Rapid haptic perception using force and thermal sensing
MetadataShow full item record
Tactile sensing can enable a robot to infer properties of its surroundings. Recent research has focused on robots that haptically perceive the world through exploratory behaviors that occur over tens of seconds. During manipulation, many opportunities arise for robots to gather information about the environment from brief (<= 2 seconds) contact due to simple motions (e.g., linear). The goal of our work was to enable robots to infer haptic properties under these conditions using force and thermal sensing. We used a data-driven approach with various machine learning methods.
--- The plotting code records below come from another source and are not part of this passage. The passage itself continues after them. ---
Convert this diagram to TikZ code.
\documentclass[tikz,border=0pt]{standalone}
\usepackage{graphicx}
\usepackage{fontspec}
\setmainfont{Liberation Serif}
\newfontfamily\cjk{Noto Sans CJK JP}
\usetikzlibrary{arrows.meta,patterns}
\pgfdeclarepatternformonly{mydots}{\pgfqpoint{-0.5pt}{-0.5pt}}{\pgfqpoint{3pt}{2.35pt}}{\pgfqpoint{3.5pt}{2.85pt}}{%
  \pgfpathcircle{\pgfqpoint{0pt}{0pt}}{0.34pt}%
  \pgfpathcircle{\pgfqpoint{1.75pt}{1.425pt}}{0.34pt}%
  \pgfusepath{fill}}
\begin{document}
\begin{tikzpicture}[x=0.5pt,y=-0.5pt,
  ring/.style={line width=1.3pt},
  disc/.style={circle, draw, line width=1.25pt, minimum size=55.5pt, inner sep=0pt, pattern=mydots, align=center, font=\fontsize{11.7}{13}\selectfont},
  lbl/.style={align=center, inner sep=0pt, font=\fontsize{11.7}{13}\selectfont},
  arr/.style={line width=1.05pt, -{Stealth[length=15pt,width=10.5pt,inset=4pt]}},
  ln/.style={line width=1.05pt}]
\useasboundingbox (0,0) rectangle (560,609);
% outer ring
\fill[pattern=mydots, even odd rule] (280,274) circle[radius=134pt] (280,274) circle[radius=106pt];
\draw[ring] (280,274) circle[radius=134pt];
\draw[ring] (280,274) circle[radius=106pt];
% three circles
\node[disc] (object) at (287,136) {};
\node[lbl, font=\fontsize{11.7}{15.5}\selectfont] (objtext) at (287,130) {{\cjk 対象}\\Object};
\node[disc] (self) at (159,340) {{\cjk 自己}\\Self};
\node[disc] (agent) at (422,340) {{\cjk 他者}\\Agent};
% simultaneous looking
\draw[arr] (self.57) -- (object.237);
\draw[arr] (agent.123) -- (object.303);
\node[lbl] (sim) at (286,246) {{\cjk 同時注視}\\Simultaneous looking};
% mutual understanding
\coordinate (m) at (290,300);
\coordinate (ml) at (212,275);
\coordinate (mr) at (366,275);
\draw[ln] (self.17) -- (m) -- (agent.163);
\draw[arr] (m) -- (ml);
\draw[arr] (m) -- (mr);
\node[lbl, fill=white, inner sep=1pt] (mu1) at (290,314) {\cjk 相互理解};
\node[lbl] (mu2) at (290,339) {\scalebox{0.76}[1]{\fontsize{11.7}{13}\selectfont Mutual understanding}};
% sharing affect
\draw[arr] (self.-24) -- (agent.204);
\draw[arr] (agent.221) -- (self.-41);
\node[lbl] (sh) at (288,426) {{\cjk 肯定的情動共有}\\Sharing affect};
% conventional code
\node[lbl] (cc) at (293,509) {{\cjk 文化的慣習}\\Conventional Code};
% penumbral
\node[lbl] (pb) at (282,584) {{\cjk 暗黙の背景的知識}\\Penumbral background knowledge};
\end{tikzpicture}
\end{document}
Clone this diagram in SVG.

Key challenges were obtaining adequate haptic data for training and developing methods that performed well on haptic data that differed from the training data due to common real-world phenomena. For example, haptic sensory signals vary significantly due to the robot, including its velocity, stiffness, and sensor temperature. To collect suitable data, we used a variety of platforms, including simplified robots, handheld human-operated devices, and a mobile robot. We also generated synthetic data with physics-based models. Through careful empirical evaluation, we identified machine learning methods that better handled common signal variations. We also used physics-based models to characterize common perceptual ambiguities and predict the performance of data-driven methods. Overall, our research demonstrates the feasibility of robots inferring haptic properties from brief contact with objects in human environments. By using force and thermal sensing, our methods rapidly recognized materials, detected when objects moved, detected contact with people, and inferred other properties of the robot’s surroundings.